I've stared at hundreds of raw transcripts of totally normal conversations between two people. They are horrific. Random noises, referring to things five sentences ago, cutting the other person off, cutting themselves off. Even if you did text to speech perfectly, extracting information is still a nightmare. For example:

Person 1: um, so, yeah - that thing we - ok this time we're doing the thing, right? I know -

Person 2: Yeah, I'm on it, but \<pause with some paper scratching that could be transcribed as words\>


Modern speech systems are powerful - if used correctly. They are not magic pixie dust you can sprinkle wherever people are using their voices. Remember that speech processing is a long pipeline that accumulates error at every step. In almost every situation, if it's something that's hard with text, it's even harder with speech because you're doing the same thing but with imperfect text. There are things they are good at and places they fall on their faces. The more you understand how they work, the easier it is to figure out which is which.

Further Reading

  1. https://digiday.com/media/state-voice-five-charts/ - note that user retention for alexa apps is terrible
  2. Reasonable article on Investing in Voice - https://medium.com/startup-grind/why-voice-tech-is-about-to-see-major-love-from-vcs-341a9b05cc2b - good point that Software Tools and Applications are where the good investments will be, not the underlying Tech at the bottom of the stack.
  3. https://www.technologyreview.com/s/602094/ais-language-problem/ Overview of why language is hard for computers
  4. http://www.interspeech2017.org/areas-and-topics/ Detailed breakdown of each level of the speech stack through the lens of active research. Here are the actual papers so you can see who's working on what http://www.isca-speech.org/archive/Interspeech_2017/
  5. https://medium.com/startup-grind/the-voice-enabled-revolution-f35f751c2f77 Good company overiew

1 Sound waves are pretty sweet: propagating regions of high and low pressure. But maybe Wikipedia knows more.

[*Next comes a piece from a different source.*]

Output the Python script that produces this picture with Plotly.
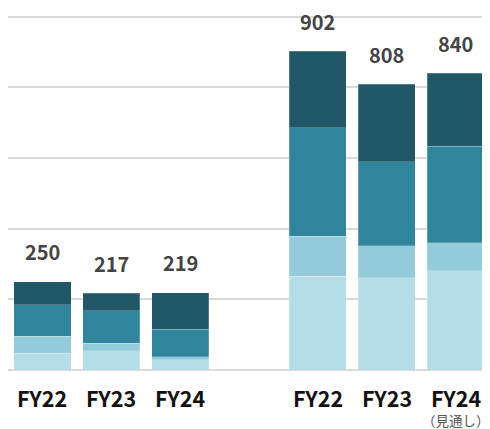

2 Aside: a crucial design constraint for speech-based systems is to avoid violating the "no hands or eyes" rule. That is, there should never be a situation where the system forces someone to go from using speech to looking at a screen or typing on a keyboard in the moment. It makes the whole thing useless. A caveat to this caveat is that these rules are slightly different in countries that don't use the roman alphabet because typing is much more of a pain so people often prefer to do speech even while staring at a screen.

3 If I say "once burned, twice “___”; a native english speaker can guess what the last word is with 99% confidence. How cool is that?